Written exercise:
Work out how many lines hold the string "that". The answer is a single number, nothing more.

Supplied entries:
** Begin **
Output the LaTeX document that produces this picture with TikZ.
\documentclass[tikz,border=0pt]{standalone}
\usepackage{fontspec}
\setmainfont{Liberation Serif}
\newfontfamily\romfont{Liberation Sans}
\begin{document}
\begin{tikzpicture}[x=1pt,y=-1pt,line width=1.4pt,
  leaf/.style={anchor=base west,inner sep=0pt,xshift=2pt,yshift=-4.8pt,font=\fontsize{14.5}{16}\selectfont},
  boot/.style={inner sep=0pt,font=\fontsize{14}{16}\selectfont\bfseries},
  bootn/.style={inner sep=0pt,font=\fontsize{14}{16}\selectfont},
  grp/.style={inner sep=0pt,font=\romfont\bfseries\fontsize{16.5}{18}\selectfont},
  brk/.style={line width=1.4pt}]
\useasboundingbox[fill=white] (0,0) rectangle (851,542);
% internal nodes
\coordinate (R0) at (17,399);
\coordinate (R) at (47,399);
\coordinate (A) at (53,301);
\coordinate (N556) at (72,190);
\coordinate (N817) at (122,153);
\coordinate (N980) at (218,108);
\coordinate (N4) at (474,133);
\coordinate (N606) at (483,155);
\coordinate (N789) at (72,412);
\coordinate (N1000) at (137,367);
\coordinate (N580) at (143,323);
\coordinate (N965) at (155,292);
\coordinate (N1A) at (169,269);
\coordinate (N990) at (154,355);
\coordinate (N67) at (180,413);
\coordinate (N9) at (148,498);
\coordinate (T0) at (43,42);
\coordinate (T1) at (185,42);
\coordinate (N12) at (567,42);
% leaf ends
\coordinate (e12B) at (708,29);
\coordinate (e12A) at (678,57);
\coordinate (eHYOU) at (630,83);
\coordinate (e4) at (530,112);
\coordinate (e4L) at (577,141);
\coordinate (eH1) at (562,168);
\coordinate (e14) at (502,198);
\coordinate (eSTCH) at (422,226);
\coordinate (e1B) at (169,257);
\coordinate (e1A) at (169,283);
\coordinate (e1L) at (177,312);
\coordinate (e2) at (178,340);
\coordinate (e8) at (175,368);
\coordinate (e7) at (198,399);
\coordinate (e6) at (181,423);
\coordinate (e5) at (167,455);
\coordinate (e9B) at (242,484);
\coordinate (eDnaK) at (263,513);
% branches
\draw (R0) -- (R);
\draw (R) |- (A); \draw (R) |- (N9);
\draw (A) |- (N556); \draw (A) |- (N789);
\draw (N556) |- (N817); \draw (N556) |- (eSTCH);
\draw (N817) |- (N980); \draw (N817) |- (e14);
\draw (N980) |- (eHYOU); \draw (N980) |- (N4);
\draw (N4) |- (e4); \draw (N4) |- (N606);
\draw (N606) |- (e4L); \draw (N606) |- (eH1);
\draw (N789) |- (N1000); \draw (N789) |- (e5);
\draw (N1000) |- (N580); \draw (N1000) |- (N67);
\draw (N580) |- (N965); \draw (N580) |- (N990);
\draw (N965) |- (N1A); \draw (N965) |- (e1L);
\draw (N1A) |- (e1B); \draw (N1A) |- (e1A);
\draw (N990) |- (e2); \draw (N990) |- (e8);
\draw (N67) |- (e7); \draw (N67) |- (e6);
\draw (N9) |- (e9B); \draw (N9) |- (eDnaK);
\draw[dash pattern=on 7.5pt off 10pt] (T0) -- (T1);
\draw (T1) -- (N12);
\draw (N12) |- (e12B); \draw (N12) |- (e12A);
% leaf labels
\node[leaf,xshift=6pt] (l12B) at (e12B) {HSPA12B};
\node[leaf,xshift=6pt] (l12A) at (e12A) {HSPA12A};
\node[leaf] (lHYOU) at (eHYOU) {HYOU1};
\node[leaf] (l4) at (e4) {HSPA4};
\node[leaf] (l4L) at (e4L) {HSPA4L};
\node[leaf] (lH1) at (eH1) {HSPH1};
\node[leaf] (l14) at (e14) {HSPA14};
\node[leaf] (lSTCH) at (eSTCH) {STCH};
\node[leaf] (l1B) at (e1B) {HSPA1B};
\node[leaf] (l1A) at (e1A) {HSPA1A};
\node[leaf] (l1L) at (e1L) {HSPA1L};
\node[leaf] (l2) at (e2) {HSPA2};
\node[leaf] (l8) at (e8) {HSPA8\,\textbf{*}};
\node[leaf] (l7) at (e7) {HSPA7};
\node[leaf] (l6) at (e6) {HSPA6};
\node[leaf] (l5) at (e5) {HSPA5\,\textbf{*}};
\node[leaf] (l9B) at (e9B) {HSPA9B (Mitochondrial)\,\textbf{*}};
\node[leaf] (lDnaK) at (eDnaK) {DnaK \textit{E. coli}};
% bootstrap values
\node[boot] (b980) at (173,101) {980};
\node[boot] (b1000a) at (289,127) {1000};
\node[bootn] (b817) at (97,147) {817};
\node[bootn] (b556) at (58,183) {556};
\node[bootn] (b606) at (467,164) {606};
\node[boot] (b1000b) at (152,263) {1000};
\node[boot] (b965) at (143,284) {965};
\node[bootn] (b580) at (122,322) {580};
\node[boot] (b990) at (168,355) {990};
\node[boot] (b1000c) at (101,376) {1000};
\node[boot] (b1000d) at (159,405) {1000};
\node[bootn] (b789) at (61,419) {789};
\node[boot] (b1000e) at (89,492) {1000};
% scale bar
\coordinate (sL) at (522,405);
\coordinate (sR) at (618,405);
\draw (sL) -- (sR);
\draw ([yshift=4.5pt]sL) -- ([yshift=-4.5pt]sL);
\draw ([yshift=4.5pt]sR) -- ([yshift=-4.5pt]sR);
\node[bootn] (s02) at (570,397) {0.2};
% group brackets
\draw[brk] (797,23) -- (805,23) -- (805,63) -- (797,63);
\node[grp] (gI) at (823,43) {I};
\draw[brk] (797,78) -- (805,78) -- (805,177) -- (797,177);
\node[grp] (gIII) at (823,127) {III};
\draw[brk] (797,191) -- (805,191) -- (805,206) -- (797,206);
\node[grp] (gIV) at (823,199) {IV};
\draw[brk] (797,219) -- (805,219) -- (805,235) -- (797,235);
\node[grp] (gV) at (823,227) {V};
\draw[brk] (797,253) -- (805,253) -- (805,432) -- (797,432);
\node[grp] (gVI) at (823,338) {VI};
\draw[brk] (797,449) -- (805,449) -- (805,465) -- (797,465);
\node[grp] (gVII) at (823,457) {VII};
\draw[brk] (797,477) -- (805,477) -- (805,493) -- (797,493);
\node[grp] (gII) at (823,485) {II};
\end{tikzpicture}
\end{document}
** End **
** Begin **
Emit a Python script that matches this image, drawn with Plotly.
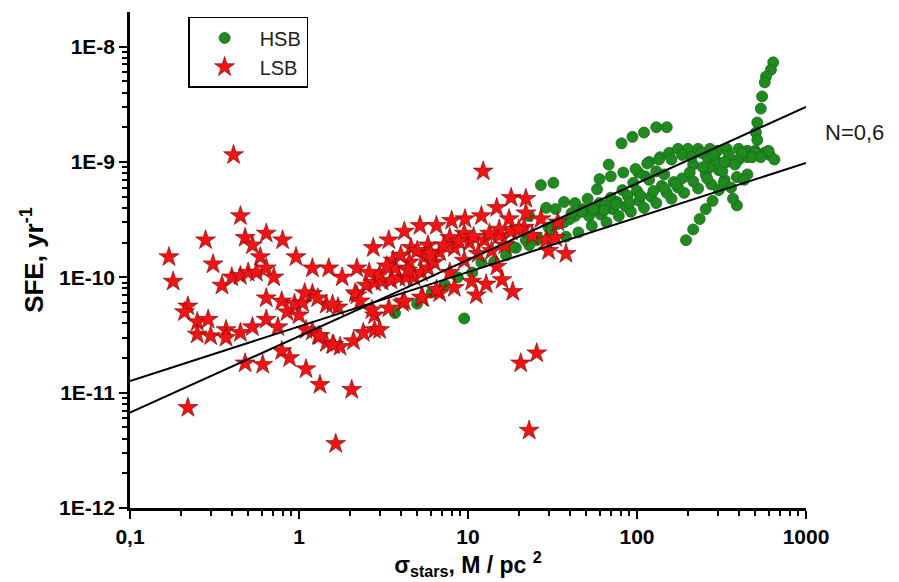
** End **
Complete answer:
2